“Today we may have seen the place we really want for our Foundation Camp…” Mary Elizabeth Holdsworth Butt wrote in her diary on the evening of Friday, February 12, 1954.
“After going over the Camp Eagle property we went [back] to the Wolfe place, first stopping at Garven’s store for things for a picnic lunch. …Howard and I ate beside the upper dam. How I wonder if we will go there in years to come. If we will get it…hundreds of children and young people will come to enjoy that beauty each year. There will come to some of them there [in the Canyon] a realization of the possibilities of service, a fuller love for our Father, and His earthly children.”
At the crossroads of Highway 41 and Highway 83, among mesquite and asphalt, Garven Store has offered travelers Texas treasures since 1932. There isn’t another option for nearly 30 miles in any direction. Garven’s is truly your last resort before arriving at camp.
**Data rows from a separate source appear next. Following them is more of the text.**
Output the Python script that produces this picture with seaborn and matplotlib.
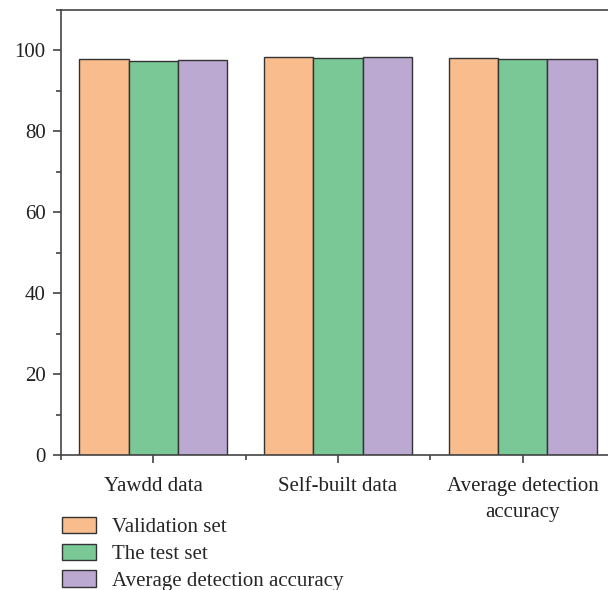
import pandas as pd
import seaborn as sns
import matplotlib.pyplot as plt
from matplotlib.ticker import MultipleLocator, FixedLocator

categories = ["Yawdd data", "Self-built data", "Average detection\naccuracy"]
series = ["Validation set", "The test set", "Average detection accuracy"]
validation = [97.8, 98.35, 98.1]
test_set = [97.35, 98.1, 97.8]
average = [97.6, 98.3, 97.95]
colors = ["#F8BC8D", "#7BC897", "#BBA9D1"]

rows = []
for name, vals in zip(series, [validation, test_set, average]):
    for cat, v in zip(categories, vals):
        rows.append({"category": cat, "series": name, "value": v})
df = pd.DataFrame(rows)

sns.set_style("ticks")
plt.rcParams["font.family"] = ["Liberation Serif", "DejaVu Serif"]
plt.rcParams["font.size"] = 15

fig = plt.figure(figsize=(6.08, 5.90), dpi=100)
ax = fig.add_axes([61 / 608, 135 / 590, 554 / 608, 445 / 590])

sns.barplot(data=df, x="category", y="value", hue="series", palette=colors,
            edgecolor="#333333", linewidth=1.0, width=0.8, saturation=1, ax=ax)

ax.set_ylim(0, 110)
ax.set_xlim(-0.5, 2.5)
ax.yaxis.set_major_locator(MultipleLocator(20))
ax.yaxis.set_minor_locator(MultipleLocator(10))
ax.xaxis.set_minor_locator(FixedLocator([-0.5, 0.5, 1.5]))
ax.tick_params(axis="both", which="major", direction="out", length=6, width=1.2,
               color="#444444", labelsize=15, labelcolor="#222222")
ax.tick_params(axis="both", which="minor", direction="out", length=3.5, width=1.2,
               color="#444444")
ax.tick_params(axis="x", which="major", pad=10)
ax.tick_params(axis="y", which="major", pad=5)
for lbl in ax.get_xticklabels():
    lbl.set_linespacing(1.45)
for s in ["left", "bottom", "top", "right"]:
    ax.spines[s].set_visible(True)
    ax.spines[s].set_color("#444444")
    ax.spines[s].set_linewidth(1.2)
ax.set_xlabel("")
ax.set_ylabel("")

handles, labels = ax.get_legend_handles_labels()
ax.get_legend().remove()
fig.legend(handles, labels, loc="upper left", bbox_to_anchor=(58 / 608, 1 - 513 / 590),
           frameon=False, fontsize=15, handlelength=1.63, handleheight=0.82,
           labelspacing=0.3, handletextpad=0.77, borderpad=0.2, borderaxespad=0)

fig.savefig("out.png", dpi=100)
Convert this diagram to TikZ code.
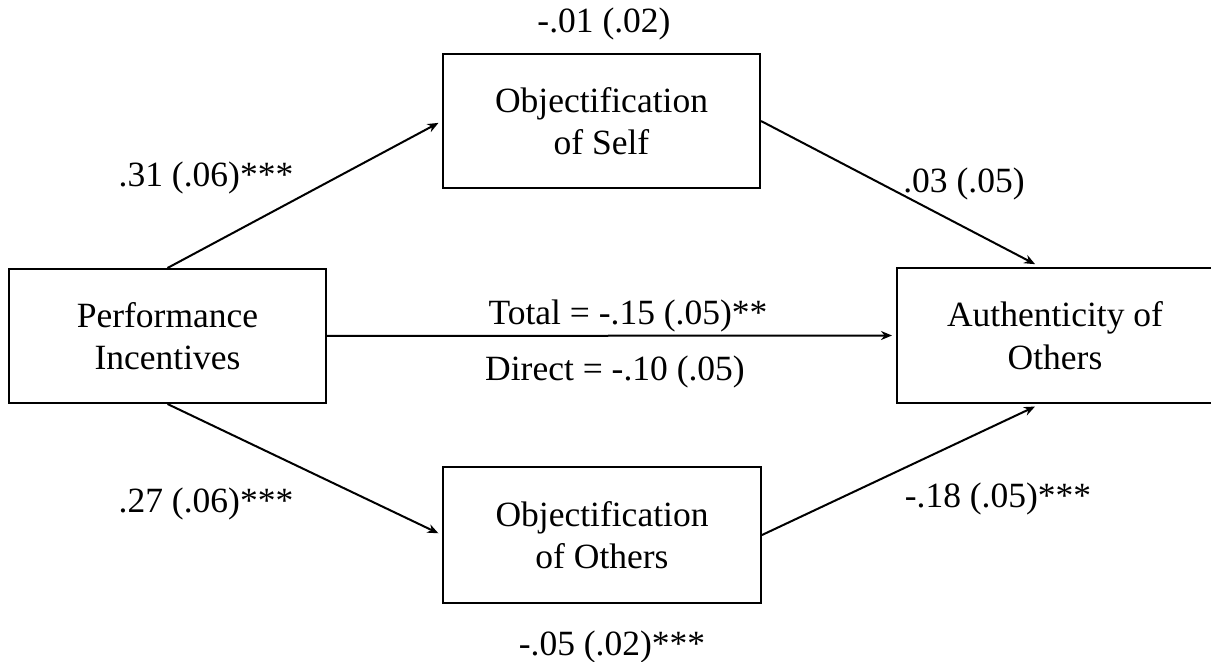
\documentclass[tikz,border=0pt]{standalone}
\usepackage{fontspec}
\setmainfont{Liberation Serif}
\usetikzlibrary{arrows.meta}
\tikzset{
  varbox/.style={draw, line width=1pt, minimum width=158.5pt, minimum height=67pt, align=center, inner sep=0pt},
  coef/.style={anchor=base, inner sep=0pt},
}
\begin{document}
\begin{tikzpicture}[>={Stealth[length=5.5pt,width=4.5pt]}, x=0.5pt, y=-0.5pt, line width=1pt, font=\fontsize{17.75pt}{21.25pt}\selectfont]
\useasboundingbox (0,0) rectangle (1211,662);
% variables
\node[varbox] (pi) at (167.5,336) {Performance\\Incentives};
\node[varbox] (os) at (601.5,121) {Objectification\\of Self};
\node[varbox, minimum width=159pt, minimum height=68pt] (oo) at (602,535) {Objectification\\of Others};
\node[varbox, minimum width=158pt, minimum height=67.5pt] (ao) at (1055,335.5) {Authenticity of\\Others};
% paths
\draw[->, shorten >=2pt](pi.north)--(os.west);
\draw[->, shorten >=3pt](os.east)--(ao.102);
\draw[->, shorten >=2pt](pi.east)--(ao.west);
\draw[->, shorten >=2pt](pi.south)--(oo.west);
\draw[->, shorten >=3pt](oo.east)--(ao.258);
% coefficients
\node[coef] (a1) at (604,33) {-.01 (.02)};
\node[coef] (a2) at (206,187) {.31 (.06)***};
\node[coef] (b1) at (964,193) {.03 (.05)};
\node[coef] (tot) at (628,325) {Total = -.15 (.05)**};
\node[coef] (dir) at (615,381) {Direct = -.10 (.05)};
\node[coef] (a3) at (206,513) {.27 (.06)***};
\node[coef] (b2) at (998,508) {-.18 (.05)***};
\node[coef] (a4) at (612,655) {-.05 (.02)***};
\end{tikzpicture}
\end{document}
And it’s historic. One of the oldest convenience stores in the state, ownership has been passed down three generations. Outside, peacocks roam the dusty parking lot. Inside, customers are sure to be greeted by one of the Dowdys—descendants of the store’s namesake, a Scotsman named William Burney Garven.
Homemade jerky of all kinds—the store’s mainstay—line the walls of the weathered, rustic store along with other South Texas goodies like pickled quail eggs, barbecue, and pocket knives.
Garven Store is a staple among camp road trips—and has been since the day when the Butt family first set eyes on the Canyon.